▶ What you should do:
Leave out the pictures, and write out exactly the lines from the beginning of the material to the line holding "const yTicks = [-0.02, -0.015, -0.01, -0.005, 0, 0.005, 0.01];", that line included, and nothing else.

▶ Collected data:
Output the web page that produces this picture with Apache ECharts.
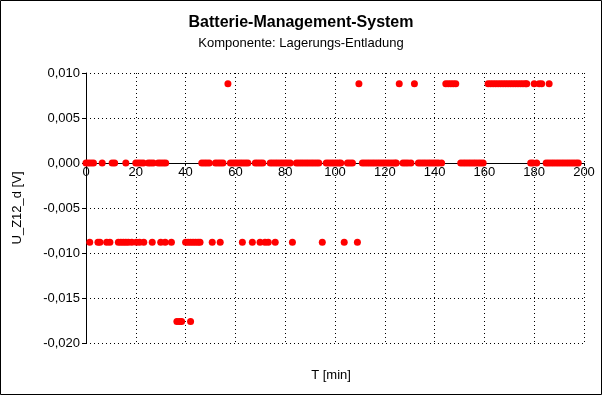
<!DOCTYPE html>
<html>
<head>
<meta charset="utf-8">
<script src="https://cdn.jsdelivr.net/npm/echarts@6/dist/echarts.min.js"></script>
<style>
html,body{margin:0;padding:0;background:#fff;}
#c{width:602px;height:395px;}
</style>
</head>
<body>
<div id="c"></div>
<script>
// Measured levels (V)
const levels = [0.0088, 0, -0.0088, -0.0176];
// Time stamps (min) at which each level was recorded
const tTop = [57, 109.6, 125.8, 131.9, 144.5, 145.5, 146.5, 147.5, 148.5,
  161.5, 162.5, 163.5, 164.5, 165.5, 166.5, 167.5, 168.5, 169.5, 170.5, 171.5, 172.5, 173.5, 174.5, 175.5, 176.5, 177,
  180, 182, 183, 186];
const tZero = [0, 1, 2, 3, 6.5, 10.5, 11.5, 16,
  20, 21, 22, 23, 25, 26, 27, 29, 30, 31, 32,
  46.5, 47.5, 48.5, 49.5, 52, 53, 54, 55, 58, 59, 60, 61, 62, 63, 64, 65, 68, 69, 70, 71, 74, 75, 76, 77, 78, 79, 80, 81, 82,
  84.5, 85.5, 86.5, 87.5, 88.5, 89.5, 90.5, 91.5, 92.5, 93.5, 96.5, 97.5, 98.5, 99.5, 100.5, 101.5, 102.3, 105, 106, 107,
  111, 112, 113, 114, 115, 116, 117, 118, 119, 120, 121, 122, 123, 124, 124.6, 127.3, 128.3, 129.3, 130.5,
  133.5, 134.5, 135.5, 136.5, 137.5, 138.5, 139.5, 140.5, 141.5, 142.8,
  150.5, 151.5, 152.5, 153.5, 154.5, 155.5, 156.5, 157.5, 158.5, 159.5,
  178.6, 179.5, 181, 184.8, 185.8, 186.8, 187.8, 188.8, 189.8, 190.8, 191.8, 192.8, 193.8, 194.8, 195.8, 196.8, 197.7];
const tNeg = [1.5, 4.8, 5.6, 8.3, 9.6, 13, 14, 15, 16, 17, 18.4, 20.2, 21.5, 23.2, 26.6, 30, 31.8, 34.3,
  40, 41, 42, 43, 44, 45, 45.8, 50.7, 53.9, 62.8, 66.8, 69.9, 71.9, 73.2, 76, 82.9, 94.9, 103.7, 109];
const tNeg2 = [36.5, 37.5, 38.4, 42];
const xTicks = [0, 20, 40, 60, 80, 100, 120, 140, 160, 180, 200];
const yTicks = [-0.02, -0.015, -0.01, -0.005, 0, 0.005, 0.01];

const groups = [tTop, tZero, tNeg, tNeg2];
const pts = [];
groups.forEach((ts, i) => ts.forEach(t => pts.push([t, levels[i]])));

const font = 'Arial, "Liberation Sans", sans-serif';
const chart = echarts.init(document.getElementById('c'), null, {renderer: 'canvas'});
chart.setOption({
  animation: false,
  backgroundColor: '#fff',
  title: [
    {text: 'Batterie-Management-System', left: 'center', top: 10,
     textStyle: {fontFamily: font, fontSize: 16, fontWeight: 'bold', color: '#000'}},
    {text: 'Komponente: Lagerungs-Entladung', left: 'center', top: 32,
     textStyle: {fontFamily: font, fontSize: 13, fontWeight: 'normal', color: '#000'}}
  ],
  grid: {left: 86, right: 18, top: 73, bottom: 52, containLabel: false},
  xAxis: {
    type: 'value', min: xTicks[0], max: xTicks[xTicks.length - 1], interval: 20,
    position: 'bottom', offset: -180,
    axisLine: {show: true, onZero: false, lineStyle: {color: '#000', width: 1}},
    axisTick: {show: true, inside: false, length: 3, lineStyle: {color: '#000'}},
    axisLabel: {margin: 3, fontFamily: font, fontSize: 13, color: '#000'},
    splitLine: {show: true, lineStyle: {color: '#000', width: 1, type: [1, 3]}}
  },
  yAxis: {
    type: 'value', min: yTicks[0], max: yTicks[yTicks.length - 1], interval: 0.005,
    name: 'U_Z12_d [V]', nameLocation: 'middle', nameGap: 62, nameRotate: 90,
    nameTextStyle: {fontFamily: font, fontSize: 13, color: '#000'},
    axisLine: {show: true, onZero: false, lineStyle: {color: '#000', width: 1}},
    axisTick: {show: true, inside: false, length: 4, lineStyle: {color: '#000'}},
    axisLabel: {margin: 6, fontFamily: font, fontSize: 13, color: '#000',
      formatter: v => (Math.abs(v) < 1e-9 ? 0 : v).toFixed(3).replace('.', ',')},
    splitLine: {show: true, lineStyle: {color: '#000', width: 1, type: [1, 3]}}
  },
  graphic: [
    {type: 'text', x: 331, y: 375,
     style: {text: 'T [min]', textAlign: 'center', textVerticalAlign: 'middle',
       font: '13px ' + font, fill: '#000'}},
    {type: 'rect', shape: {x: 0.5, y: 0.5, width: 601, height: 394}, silent: true,
     style: {fill: 'none', stroke: '#000', lineWidth: 1}, z: 100}
  ],
  series: [{
    type: 'scatter', data: pts, symbol: 'circle', symbolSize: 7,
    itemStyle: {color: '#ff0000', opacity: 1}, z: 5
  }]
});
</script>
</body>
</html>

▶ Result of the task:
Output the web page that produces this picture with Apache ECharts.
<!DOCTYPE html>
<html>
<head>
<meta charset="utf-8">
<script src="https://cdn.jsdelivr.net/npm/echarts@6/dist/echarts.min.js"></script>
<style>
html,body{margin:0;padding:0;background:#fff;}
#c{width:602px;height:395px;}
</style>
</head>
<body>
<div id="c"></div>
<script>
// Measured levels (V)
const levels = [0.0088, 0, -0.0088, -0.0176];
// Time stamps (min) at which each level was recorded
const tTop = [57, 109.6, 125.8, 131.9, 144.5, 145.5, 146.5, 147.5, 148.5,
  161.5, 162.5, 163.5, 164.5, 165.5, 166.5, 167.5, 168.5, 169.5, 170.5, 171.5, 172.5, 173.5, 174.5, 175.5, 176.5, 177,
  180, 182, 183, 186];
const tZero = [0, 1, 2, 3, 6.5, 10.5, 11.5, 16,
  20, 21, 22, 23, 25, 26, 27, 29, 30, 31, 32,
  46.5, 47.5, 48.5, 49.5, 52, 53, 54, 55, 58, 59, 60, 61, 62, 63, 64, 65, 68, 69, 70, 71, 74, 75, 76, 77, 78, 79, 80, 81, 82,
  84.5, 85.5, 86.5, 87.5, 88.5, 89.5, 90.5, 91.5, 92.5, 93.5, 96.5, 97.5, 98.5, 99.5, 100.5, 101.5, 102.3, 105, 106, 107,
  111, 112, 113, 114, 115, 116, 117, 118, 119, 120, 121, 122, 123, 124, 124.6, 127.3, 128.3, 129.3, 130.5,
  133.5, 134.5, 135.5, 136.5, 137.5, 138.5, 139.5, 140.5, 141.5, 142.8,
  150.5, 151.5, 152.5, 153.5, 154.5, 155.5, 156.5, 157.5, 158.5, 159.5,
  178.6, 179.5, 181, 184.8, 185.8, 186.8, 187.8, 188.8, 189.8, 190.8, 191.8, 192.8, 193.8, 194.8, 195.8, 196.8, 197.7];
const tNeg = [1.5, 4.8, 5.6, 8.3, 9.6, 13, 14, 15, 16, 17, 18.4, 20.2, 21.5, 23.2, 26.6, 30, 31.8, 34.3,
  40, 41, 42, 43, 44, 45, 45.8, 50.7, 53.9, 62.8, 66.8, 69.9, 71.9, 73.2, 76, 82.9, 94.9, 103.7, 109];
const tNeg2 = [36.5, 37.5, 38.4, 42];
const xTicks = [0, 20, 40, 60, 80, 100, 120, 140, 160, 180, 200];
const yTicks = [-0.02, -0.015, -0.01, -0.005, 0, 0.005, 0.01];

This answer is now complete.